Rows from a dataset of charts and code
◆ ◆ ◆ ◆ ◆ ◆ ◆
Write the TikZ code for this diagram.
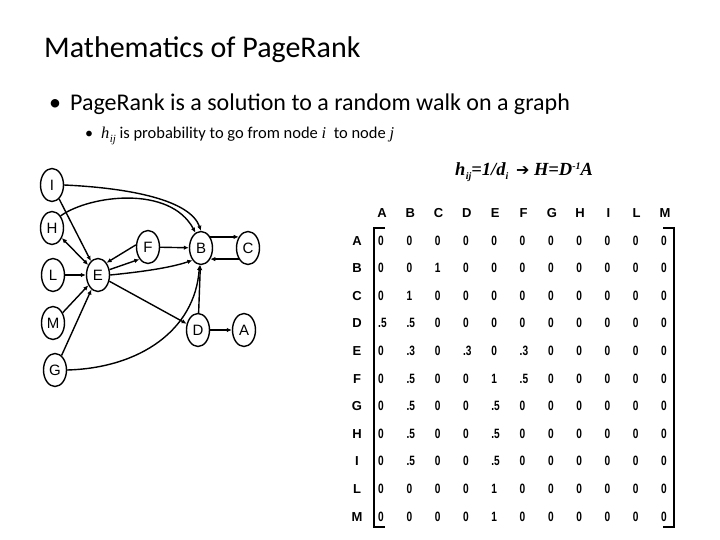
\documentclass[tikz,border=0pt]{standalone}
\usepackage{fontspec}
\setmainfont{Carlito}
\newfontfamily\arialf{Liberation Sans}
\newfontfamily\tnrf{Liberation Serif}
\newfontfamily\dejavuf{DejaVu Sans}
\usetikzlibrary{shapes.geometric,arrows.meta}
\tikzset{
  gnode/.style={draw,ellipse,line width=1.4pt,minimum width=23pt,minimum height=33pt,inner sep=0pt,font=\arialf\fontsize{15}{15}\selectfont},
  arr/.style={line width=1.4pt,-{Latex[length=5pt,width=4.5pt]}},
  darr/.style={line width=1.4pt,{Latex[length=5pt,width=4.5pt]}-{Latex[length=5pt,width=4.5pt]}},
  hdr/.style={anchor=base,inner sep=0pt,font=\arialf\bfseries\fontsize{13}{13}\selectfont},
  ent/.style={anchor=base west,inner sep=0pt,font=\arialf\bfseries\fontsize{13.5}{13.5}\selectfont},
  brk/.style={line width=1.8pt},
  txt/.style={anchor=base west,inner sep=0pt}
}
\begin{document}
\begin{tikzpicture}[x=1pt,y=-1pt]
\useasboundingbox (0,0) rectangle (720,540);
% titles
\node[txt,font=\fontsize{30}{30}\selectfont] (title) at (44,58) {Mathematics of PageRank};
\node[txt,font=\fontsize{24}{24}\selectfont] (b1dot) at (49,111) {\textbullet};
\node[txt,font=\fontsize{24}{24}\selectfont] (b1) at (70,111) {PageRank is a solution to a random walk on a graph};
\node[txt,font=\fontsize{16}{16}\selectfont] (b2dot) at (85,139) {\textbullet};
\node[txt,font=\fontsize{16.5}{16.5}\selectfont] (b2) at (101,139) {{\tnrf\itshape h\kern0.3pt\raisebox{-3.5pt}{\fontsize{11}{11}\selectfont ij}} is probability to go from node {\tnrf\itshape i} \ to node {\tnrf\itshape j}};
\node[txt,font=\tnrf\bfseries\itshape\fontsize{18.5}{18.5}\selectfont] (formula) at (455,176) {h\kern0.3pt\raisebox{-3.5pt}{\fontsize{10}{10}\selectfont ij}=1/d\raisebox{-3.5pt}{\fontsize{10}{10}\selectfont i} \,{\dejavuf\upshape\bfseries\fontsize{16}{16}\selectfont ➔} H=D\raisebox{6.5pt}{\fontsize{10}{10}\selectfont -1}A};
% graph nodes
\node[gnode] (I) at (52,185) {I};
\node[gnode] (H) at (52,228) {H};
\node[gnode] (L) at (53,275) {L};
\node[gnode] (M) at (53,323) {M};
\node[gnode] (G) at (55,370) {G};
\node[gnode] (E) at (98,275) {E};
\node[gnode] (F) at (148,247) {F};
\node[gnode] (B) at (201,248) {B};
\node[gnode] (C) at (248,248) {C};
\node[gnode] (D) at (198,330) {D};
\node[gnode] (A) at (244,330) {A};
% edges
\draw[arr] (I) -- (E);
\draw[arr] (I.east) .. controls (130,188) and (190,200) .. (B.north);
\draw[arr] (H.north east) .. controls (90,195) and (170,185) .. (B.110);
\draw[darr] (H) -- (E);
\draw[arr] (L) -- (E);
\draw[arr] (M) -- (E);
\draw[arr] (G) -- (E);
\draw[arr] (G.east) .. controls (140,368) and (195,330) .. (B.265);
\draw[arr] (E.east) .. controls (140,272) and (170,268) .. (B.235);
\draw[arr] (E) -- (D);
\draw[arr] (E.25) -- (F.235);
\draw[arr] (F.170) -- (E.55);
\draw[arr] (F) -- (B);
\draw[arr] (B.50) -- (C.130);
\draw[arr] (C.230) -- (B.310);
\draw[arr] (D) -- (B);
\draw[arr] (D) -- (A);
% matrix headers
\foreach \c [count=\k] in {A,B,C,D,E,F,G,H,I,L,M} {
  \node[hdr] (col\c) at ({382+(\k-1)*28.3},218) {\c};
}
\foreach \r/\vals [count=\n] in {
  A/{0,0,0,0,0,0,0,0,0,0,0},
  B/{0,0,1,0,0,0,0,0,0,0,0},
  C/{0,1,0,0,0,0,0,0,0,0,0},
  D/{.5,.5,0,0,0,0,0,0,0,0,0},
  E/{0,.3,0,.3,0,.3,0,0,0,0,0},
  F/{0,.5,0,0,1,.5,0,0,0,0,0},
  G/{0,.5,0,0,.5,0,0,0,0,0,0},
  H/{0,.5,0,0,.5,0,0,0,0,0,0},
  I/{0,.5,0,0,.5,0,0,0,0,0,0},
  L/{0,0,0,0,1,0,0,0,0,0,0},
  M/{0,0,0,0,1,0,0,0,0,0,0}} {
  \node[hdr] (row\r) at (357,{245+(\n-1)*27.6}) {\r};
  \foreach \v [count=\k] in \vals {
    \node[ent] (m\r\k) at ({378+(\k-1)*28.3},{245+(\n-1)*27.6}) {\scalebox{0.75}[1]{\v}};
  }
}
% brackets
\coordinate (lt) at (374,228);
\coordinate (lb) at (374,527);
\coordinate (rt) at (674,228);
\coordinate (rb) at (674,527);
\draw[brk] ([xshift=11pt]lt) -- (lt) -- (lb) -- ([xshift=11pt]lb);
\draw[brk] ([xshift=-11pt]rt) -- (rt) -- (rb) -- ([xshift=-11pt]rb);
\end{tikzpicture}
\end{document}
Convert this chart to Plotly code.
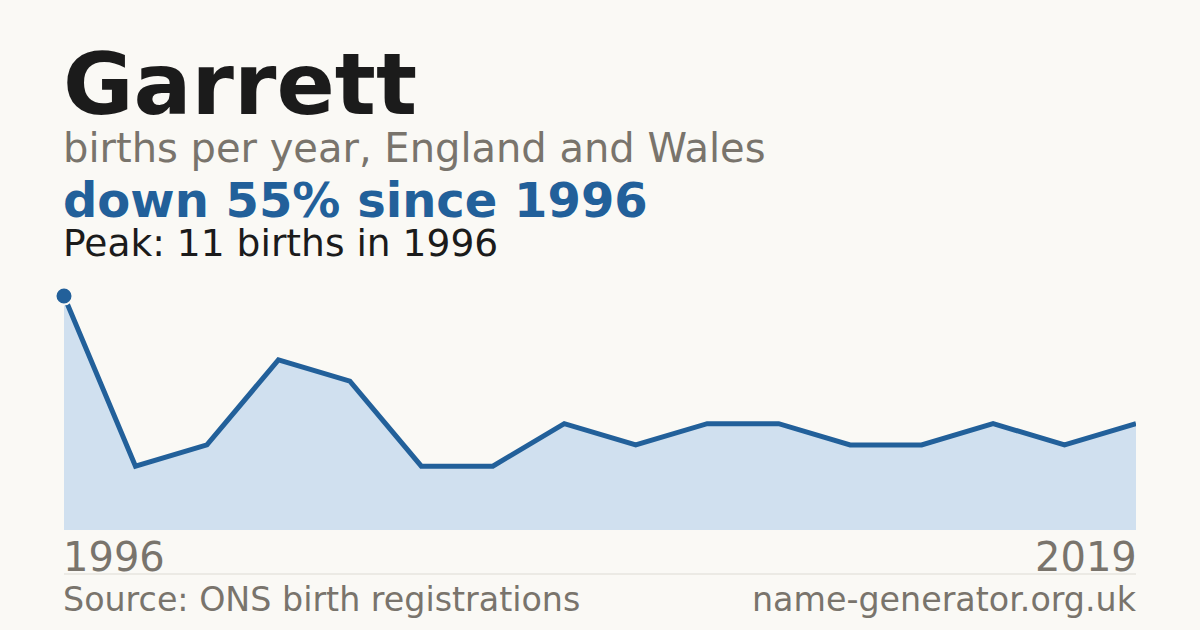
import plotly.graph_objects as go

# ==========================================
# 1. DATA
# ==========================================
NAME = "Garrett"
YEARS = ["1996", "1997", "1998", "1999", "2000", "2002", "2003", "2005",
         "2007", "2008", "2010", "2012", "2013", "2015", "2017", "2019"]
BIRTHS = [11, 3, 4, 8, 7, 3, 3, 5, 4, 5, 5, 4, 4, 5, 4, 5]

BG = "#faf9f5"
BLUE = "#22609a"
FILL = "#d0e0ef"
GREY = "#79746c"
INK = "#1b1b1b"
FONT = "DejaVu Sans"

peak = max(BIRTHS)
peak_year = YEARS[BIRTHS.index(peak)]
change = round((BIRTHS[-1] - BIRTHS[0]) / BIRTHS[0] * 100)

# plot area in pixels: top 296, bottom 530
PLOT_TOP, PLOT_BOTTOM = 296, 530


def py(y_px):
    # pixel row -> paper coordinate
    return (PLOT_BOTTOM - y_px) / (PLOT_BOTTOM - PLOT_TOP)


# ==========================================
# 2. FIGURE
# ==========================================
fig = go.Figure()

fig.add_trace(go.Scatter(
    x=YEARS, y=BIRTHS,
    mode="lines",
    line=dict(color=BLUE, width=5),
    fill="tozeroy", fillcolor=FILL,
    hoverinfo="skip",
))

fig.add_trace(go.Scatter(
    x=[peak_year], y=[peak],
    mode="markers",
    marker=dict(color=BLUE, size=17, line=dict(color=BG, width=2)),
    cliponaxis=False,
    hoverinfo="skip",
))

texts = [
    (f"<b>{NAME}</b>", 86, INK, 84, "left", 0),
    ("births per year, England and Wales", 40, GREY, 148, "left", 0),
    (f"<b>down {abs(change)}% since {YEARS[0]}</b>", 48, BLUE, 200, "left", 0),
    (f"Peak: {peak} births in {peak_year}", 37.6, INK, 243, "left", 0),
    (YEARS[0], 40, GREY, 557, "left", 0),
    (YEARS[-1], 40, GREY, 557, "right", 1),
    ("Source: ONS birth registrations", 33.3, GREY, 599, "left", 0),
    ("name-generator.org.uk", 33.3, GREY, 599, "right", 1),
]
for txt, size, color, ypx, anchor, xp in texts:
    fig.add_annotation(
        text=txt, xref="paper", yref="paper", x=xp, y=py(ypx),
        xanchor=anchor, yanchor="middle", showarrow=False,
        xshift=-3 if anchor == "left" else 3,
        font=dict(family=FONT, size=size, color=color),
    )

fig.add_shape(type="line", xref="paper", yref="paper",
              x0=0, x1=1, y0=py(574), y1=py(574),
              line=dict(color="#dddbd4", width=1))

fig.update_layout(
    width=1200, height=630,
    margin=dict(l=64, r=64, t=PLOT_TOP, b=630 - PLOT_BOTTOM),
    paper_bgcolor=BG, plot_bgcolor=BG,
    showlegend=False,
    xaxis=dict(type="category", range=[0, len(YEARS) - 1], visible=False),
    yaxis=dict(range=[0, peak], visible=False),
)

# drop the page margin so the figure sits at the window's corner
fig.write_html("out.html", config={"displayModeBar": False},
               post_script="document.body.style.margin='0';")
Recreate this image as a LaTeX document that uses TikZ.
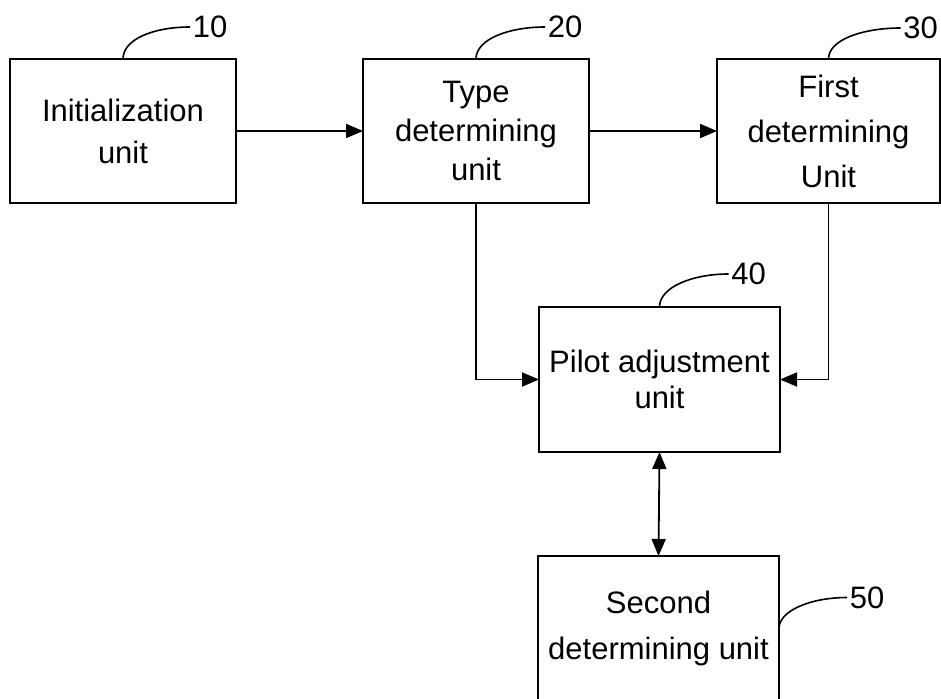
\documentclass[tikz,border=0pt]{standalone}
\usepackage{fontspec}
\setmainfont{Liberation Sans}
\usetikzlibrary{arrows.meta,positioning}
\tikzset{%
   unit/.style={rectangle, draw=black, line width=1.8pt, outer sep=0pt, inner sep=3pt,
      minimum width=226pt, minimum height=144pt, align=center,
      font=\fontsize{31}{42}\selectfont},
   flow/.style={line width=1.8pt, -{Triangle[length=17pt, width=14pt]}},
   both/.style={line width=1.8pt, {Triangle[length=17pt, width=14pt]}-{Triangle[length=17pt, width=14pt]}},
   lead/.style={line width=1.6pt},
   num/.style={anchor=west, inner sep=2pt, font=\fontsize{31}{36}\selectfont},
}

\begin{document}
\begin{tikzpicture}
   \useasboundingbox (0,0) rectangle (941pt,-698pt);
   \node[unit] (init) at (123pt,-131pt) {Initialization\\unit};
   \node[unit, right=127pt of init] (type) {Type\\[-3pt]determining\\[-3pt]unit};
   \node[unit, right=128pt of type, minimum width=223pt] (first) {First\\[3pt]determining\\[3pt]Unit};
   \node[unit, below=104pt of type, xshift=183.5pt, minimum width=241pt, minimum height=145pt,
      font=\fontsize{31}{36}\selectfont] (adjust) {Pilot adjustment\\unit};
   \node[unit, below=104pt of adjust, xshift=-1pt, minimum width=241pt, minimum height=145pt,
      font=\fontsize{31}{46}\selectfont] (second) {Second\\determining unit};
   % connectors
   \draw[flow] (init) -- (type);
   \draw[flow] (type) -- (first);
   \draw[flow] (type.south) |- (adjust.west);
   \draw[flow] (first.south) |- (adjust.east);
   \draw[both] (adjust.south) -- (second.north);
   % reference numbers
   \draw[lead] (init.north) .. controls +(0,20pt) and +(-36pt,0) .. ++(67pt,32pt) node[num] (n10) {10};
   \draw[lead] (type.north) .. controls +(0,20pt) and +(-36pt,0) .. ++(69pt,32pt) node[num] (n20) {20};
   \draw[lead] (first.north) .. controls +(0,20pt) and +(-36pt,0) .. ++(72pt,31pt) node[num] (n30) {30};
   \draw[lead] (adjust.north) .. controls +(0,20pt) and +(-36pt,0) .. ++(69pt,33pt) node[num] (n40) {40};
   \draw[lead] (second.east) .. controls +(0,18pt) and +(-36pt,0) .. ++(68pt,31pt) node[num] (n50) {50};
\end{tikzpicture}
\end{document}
◆ ◆ ◆ ◆ ◆ ◆ ◆
Work to be completed: Skip the pictures and repeat, word for word, the lines from the one containing "Convert this chart to Plotly code." to the one containing "return (PLOT_BOTTOM - y_px)", keeping both of those lines.

Correct output:
Convert this chart to Plotly code.
import plotly.graph_objects as go

# ==========================================
# 1. DATA
# ==========================================
NAME = "Garrett"
YEARS = ["1996", "1997", "1998", "1999", "2000", "2002", "2003", "2005",
         "2007", "2008", "2010", "2012", "2013", "2015", "2017", "2019"]
BIRTHS = [11, 3, 4, 8, 7, 3, 3, 5, 4, 5, 5, 4, 4, 5, 4, 5]

BG = "#faf9f5"
BLUE = "#22609a"
FILL = "#d0e0ef"
GREY = "#79746c"
INK = "#1b1b1b"
FONT = "DejaVu Sans"

peak = max(BIRTHS)
peak_year = YEARS[BIRTHS.index(peak)]
change = round((BIRTHS[-1] - BIRTHS[0]) / BIRTHS[0] * 100)

# plot area in pixels: top 296, bottom 530
PLOT_TOP, PLOT_BOTTOM = 296, 530


def py(y_px):
    # pixel row -> paper coordinate
    return (PLOT_BOTTOM - y_px) / (PLOT_BOTTOM - PLOT_TOP)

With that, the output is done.